Of course, there will be opposition and the legality of the mechanism will be questioned by some states, as happened with the Bolivian coca reservation. At the time 18 countries registered objections, including Canada, something I hope this government will correct by withdrawing Canada’s formal objection against Bolivia, not only to open the path for a future similar exemption for cannabis that Canada will need to obtain one way or another but also out of respect for indigenous rights.

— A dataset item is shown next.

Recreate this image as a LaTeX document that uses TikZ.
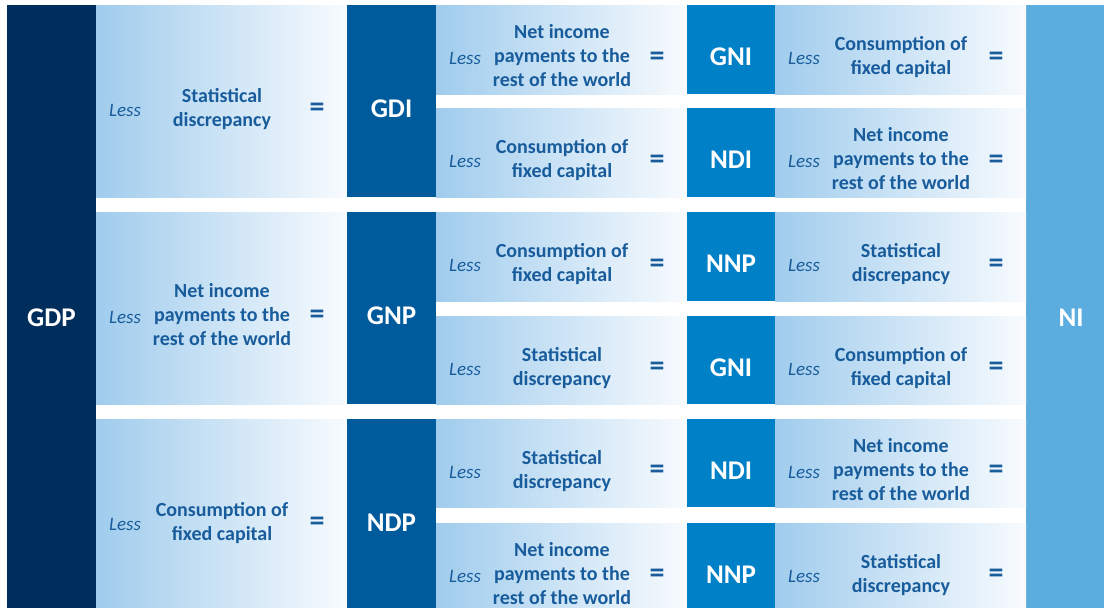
\documentclass[tikz,border=0pt]{standalone}
\usepackage{fontspec}
\setmainfont{Carlito}
\usetikzlibrary{calc}
\definecolor{cGDP}{RGB}{0,46,92}
\definecolor{cGDI}{RGB}{0,91,157}
\definecolor{cGNI}{RGB}{0,128,198}
\definecolor{cNI}{RGB}{91,172,223}
\definecolor{cGradL}{RGB}{160,204,237}
\definecolor{cGradR}{RGB}{248,251,254}
\definecolor{cTxt}{RGB}{24,92,156}
\tikzset{
  box/.style={inner sep=0pt, outer sep=0pt, anchor=north west},
  gradbox/.style={box, left color=cGradL, right color=cGradR, minimum width=251pt},
  lessstyle/.style={inner sep=0pt, anchor=base, text=cTxt, font=\fontsize{19}{23}\selectfont\itshape},
  itemstyle/.style={inner sep=0pt, align=center, text=cTxt, font=\fontsize{20}{24}\selectfont\bfseries},
  eqstyle/.style={inner sep=0pt, text=cTxt, font=\fontsize{30}{32}\selectfont\bfseries},
  labelstyle/.style={inner sep=0pt, text=white, font=\fontsize{27}{30}\selectfont\bfseries},
}
\newcommand\lessrow[5]{%
  \node[gradbox, minimum height=#4-#3] (#1) at (#2,#3) {};
  \node[lessstyle] (#1-less) at ($(#1.west)+(29,15)$) {Less};
  \node[itemstyle] (#1-text) at ($(#1.west)+(126,8.5)$) {\strut #5\strut};
  \node[eqstyle] (#1-eq) at ($(#1.west)+(221,9)$) {=};
}
\newcommand\netinc{Net income\\payments to the\\rest of the world}
\newcommand\cfc{Consumption of\\fixed capital}
\newcommand\statd{Statistical\\discrepancy}
\begin{document}
\begin{tikzpicture}[x=1pt,y=-1pt]
\useasboundingbox[fill=white] (0,0) rectangle (1104,608);
% outer columns
\node[box, fill=cGDP, minimum width=89pt, minimum height=606pt] (gdp) at (7,5) {};
\node[labelstyle] (gdp-l) at ($(gdp.center)+(0,10)$) {GDP};
\node[box, fill=cNI, minimum width=90pt, minimum height=606pt] (ni) at (1026,5) {};
\node[labelstyle] (ni-l) at ($(ni.center)+(0,10)$) {NI};
% left column
\lessrow{l1}{96}{5}{197}{\statd}
\lessrow{l2}{96}{212}{404}{\netinc}
\lessrow{l3}{96}{419}{611}{\cfc}
% second column boxes
\node[box, fill=cGDI, minimum width=89pt, minimum height=192pt] (gdi) at (347,5) {};
\node[labelstyle] (gdi-l) at ($(gdi.center)+(0,7.5)$) {GDI};
\node[box, fill=cGDI, minimum width=89pt, minimum height=192pt] (gnp) at (347,212) {};
\node[labelstyle] (gnp-l) at ($(gnp.center)+(0,7.5)$) {GNP};
\node[box, fill=cGDI, minimum width=89pt, minimum height=192pt] (ndp) at (347,419) {};
\node[labelstyle] (ndp-l) at ($(ndp.center)+(0,7.5)$) {NDP};
% middle column
\lessrow{m1}{436}{5}{94}{\netinc}
\lessrow{m2}{436}{108}{197}{\cfc}
\lessrow{m3}{436}{212}{301}{\cfc}
\lessrow{m4}{436}{316}{404}{\statd}
\lessrow{m5}{436}{419}{507}{\statd}
\lessrow{m6}{436}{523}{611}{\netinc}
% third column boxes
\node[box, fill=cGNI, minimum width=88pt, minimum height=89pt] (gni1) at (687,5) {};
\node[labelstyle] (gni1-l) at ($(gni1.center)+(0,7.5)$) {GNI};
\node[box, fill=cGNI, minimum width=88pt, minimum height=89pt] (ndi1) at (687,108) {};
\node[labelstyle] (ndi1-l) at ($(ndi1.center)+(0,7.5)$) {NDI};
\node[box, fill=cGNI, minimum width=88pt, minimum height=89pt] (nnp1) at (687,212) {};
\node[labelstyle] (nnp1-l) at ($(nnp1.center)+(0,7.5)$) {NNP};
\node[box, fill=cGNI, minimum width=88pt, minimum height=88pt] (gni2) at (687,316) {};
\node[labelstyle] (gni2-l) at ($(gni2.center)+(0,7.5)$) {GNI};
\node[box, fill=cGNI, minimum width=88pt, minimum height=88pt] (ndi2) at (687,419) {};
\node[labelstyle] (ndi2-l) at ($(ndi2.center)+(0,7.5)$) {NDI};
\node[box, fill=cGNI, minimum width=88pt, minimum height=88pt] (nnp2) at (687,523) {};
\node[labelstyle] (nnp2-l) at ($(nnp2.center)+(0,7.5)$) {NNP};
% right column
\lessrow{r1}{775}{5}{94}{\cfc}
\lessrow{r2}{775}{108}{197}{\netinc}
\lessrow{r3}{775}{212}{301}{\statd}
\lessrow{r4}{775}{316}{404}{\cfc}
\lessrow{r5}{775}{419}{507}{\netinc}
\lessrow{r6}{775}{523}{611}{\statd}
\end{tikzpicture}
\end{document}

In conclusion, from our consultations with international treaty lawyers, inter se modification appears as a legitimate safety valve, and perhaps under current circumstances the most elegant way out for a group of countries to collectively derogate from certain cannabis provisions. Therefore, I hope your committee carefully considers the legitimacy of this option for Canada to resolve the approaching conflict with its international obligations and recommends in your report that the government seriously explores this possibility with the growing number of like-minded countries struggling with the same dilemma.